● Exercise brief: Your task is to retype, word for word, the lines from the start of the data through the line holding "(0,0) rectangle (1765,1059);". Do not include the pictures.

━━ Supplied material

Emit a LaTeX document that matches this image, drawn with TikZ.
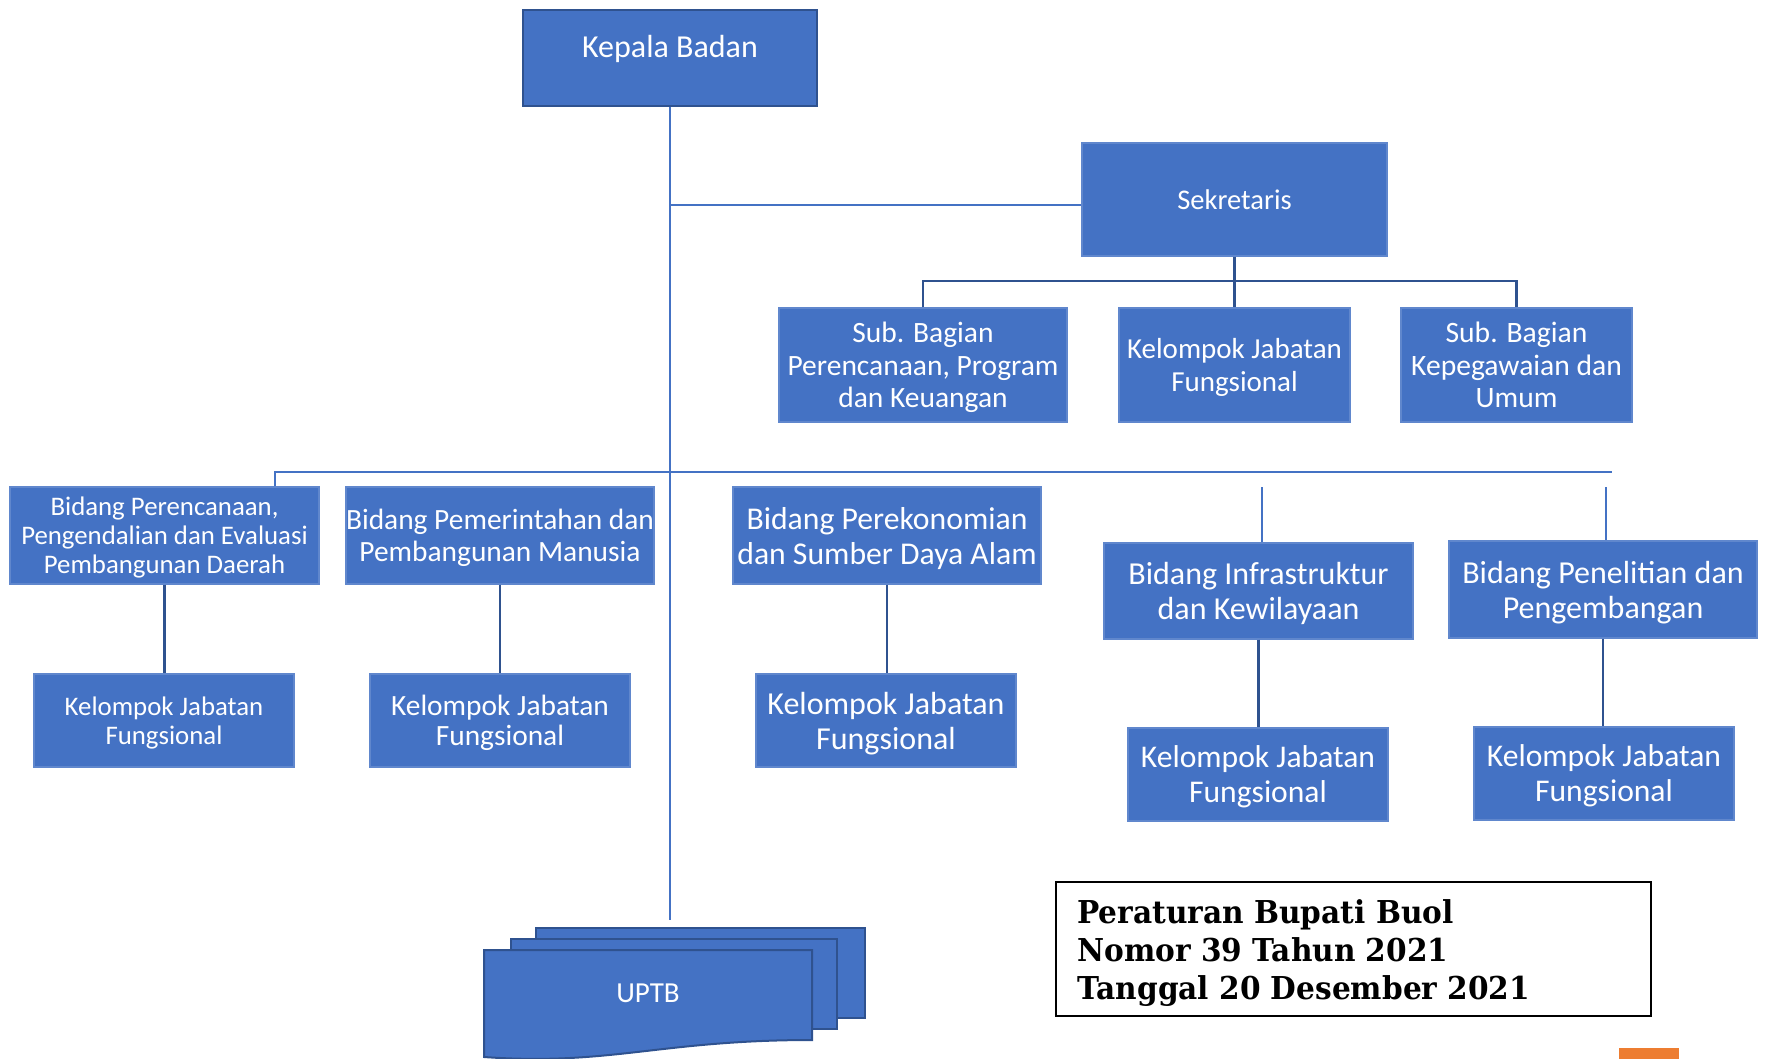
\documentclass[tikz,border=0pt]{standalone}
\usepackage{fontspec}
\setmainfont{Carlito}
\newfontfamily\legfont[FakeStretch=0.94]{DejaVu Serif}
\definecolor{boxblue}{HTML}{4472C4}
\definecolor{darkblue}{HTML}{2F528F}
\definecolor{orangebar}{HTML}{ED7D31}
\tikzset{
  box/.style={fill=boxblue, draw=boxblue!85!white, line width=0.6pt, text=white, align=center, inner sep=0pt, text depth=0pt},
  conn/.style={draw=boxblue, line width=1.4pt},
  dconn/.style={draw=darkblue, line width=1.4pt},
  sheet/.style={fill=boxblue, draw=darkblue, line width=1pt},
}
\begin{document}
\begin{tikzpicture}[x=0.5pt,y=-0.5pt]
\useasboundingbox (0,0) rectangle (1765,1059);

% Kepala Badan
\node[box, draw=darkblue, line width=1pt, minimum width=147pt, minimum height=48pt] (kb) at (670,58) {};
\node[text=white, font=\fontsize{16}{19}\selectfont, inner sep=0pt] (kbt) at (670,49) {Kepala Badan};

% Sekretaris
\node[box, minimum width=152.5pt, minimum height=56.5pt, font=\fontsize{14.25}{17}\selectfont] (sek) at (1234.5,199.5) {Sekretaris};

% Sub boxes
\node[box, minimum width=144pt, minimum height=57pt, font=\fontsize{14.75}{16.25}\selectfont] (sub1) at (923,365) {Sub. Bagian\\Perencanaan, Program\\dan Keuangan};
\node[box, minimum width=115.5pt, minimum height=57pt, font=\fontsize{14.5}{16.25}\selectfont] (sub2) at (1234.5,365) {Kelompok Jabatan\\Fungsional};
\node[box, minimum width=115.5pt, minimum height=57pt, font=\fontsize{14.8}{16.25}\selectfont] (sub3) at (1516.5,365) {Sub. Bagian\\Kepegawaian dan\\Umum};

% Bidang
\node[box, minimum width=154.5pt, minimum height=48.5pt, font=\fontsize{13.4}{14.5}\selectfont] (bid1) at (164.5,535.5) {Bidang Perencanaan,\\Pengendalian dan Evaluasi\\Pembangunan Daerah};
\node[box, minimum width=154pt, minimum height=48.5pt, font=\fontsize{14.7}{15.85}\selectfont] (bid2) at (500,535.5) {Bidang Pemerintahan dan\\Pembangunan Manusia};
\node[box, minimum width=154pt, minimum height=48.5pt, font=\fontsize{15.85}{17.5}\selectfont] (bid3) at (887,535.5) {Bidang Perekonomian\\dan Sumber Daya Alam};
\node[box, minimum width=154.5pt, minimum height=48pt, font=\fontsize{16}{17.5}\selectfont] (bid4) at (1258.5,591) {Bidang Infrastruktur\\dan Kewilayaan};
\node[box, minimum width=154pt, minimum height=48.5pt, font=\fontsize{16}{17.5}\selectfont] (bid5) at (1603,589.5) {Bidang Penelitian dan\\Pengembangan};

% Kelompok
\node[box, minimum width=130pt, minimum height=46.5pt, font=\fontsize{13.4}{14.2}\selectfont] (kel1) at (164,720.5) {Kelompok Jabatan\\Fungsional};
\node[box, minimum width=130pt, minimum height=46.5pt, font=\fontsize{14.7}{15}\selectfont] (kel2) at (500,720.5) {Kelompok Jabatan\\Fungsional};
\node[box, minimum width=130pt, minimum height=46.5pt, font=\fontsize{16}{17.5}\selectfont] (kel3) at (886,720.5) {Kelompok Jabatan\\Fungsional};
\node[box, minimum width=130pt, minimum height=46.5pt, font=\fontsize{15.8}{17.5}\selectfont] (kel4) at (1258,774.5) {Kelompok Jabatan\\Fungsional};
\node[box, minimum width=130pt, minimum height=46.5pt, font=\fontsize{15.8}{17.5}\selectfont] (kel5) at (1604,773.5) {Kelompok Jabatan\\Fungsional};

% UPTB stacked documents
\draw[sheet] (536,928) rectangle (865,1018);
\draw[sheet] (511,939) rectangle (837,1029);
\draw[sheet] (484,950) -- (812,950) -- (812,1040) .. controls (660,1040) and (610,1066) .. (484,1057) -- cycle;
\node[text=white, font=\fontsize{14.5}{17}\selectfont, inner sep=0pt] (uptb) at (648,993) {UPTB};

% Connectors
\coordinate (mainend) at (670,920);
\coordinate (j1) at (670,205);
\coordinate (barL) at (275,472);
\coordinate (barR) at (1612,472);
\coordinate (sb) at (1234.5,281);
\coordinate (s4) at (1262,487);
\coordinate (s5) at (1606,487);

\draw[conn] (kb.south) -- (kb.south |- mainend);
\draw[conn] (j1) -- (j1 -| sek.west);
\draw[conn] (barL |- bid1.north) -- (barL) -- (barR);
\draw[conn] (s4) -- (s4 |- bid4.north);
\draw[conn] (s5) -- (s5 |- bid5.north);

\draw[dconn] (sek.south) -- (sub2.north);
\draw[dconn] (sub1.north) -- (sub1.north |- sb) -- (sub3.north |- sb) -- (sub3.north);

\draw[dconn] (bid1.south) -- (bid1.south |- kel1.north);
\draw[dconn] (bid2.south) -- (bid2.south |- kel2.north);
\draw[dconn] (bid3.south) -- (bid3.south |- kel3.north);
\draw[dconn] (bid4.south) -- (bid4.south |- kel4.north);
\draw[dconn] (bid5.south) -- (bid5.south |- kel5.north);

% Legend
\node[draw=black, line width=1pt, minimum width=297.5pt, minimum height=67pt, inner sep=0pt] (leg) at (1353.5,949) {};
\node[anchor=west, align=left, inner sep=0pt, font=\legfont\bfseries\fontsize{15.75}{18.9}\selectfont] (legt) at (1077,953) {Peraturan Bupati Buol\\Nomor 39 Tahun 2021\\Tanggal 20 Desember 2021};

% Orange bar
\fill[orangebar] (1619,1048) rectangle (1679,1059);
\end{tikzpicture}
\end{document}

━━━━

● Result of this task:
Emit a LaTeX document that matches this image, drawn with TikZ.
\documentclass[tikz,border=0pt]{standalone}
\usepackage{fontspec}
\setmainfont{Carlito}
\newfontfamily\legfont[FakeStretch=0.94]{DejaVu Serif}
\definecolor{boxblue}{HTML}{4472C4}
\definecolor{darkblue}{HTML}{2F528F}
\definecolor{orangebar}{HTML}{ED7D31}
\tikzset{
  box/.style={fill=boxblue, draw=boxblue!85!white, line width=0.6pt, text=white, align=center, inner sep=0pt, text depth=0pt},
  conn/.style={draw=boxblue, line width=1.4pt},
  dconn/.style={draw=darkblue, line width=1.4pt},
  sheet/.style={fill=boxblue, draw=darkblue, line width=1pt},
}
\begin{document}
\begin{tikzpicture}[x=0.5pt,y=-0.5pt]
\useasboundingbox (0,0) rectangle (1765,1059);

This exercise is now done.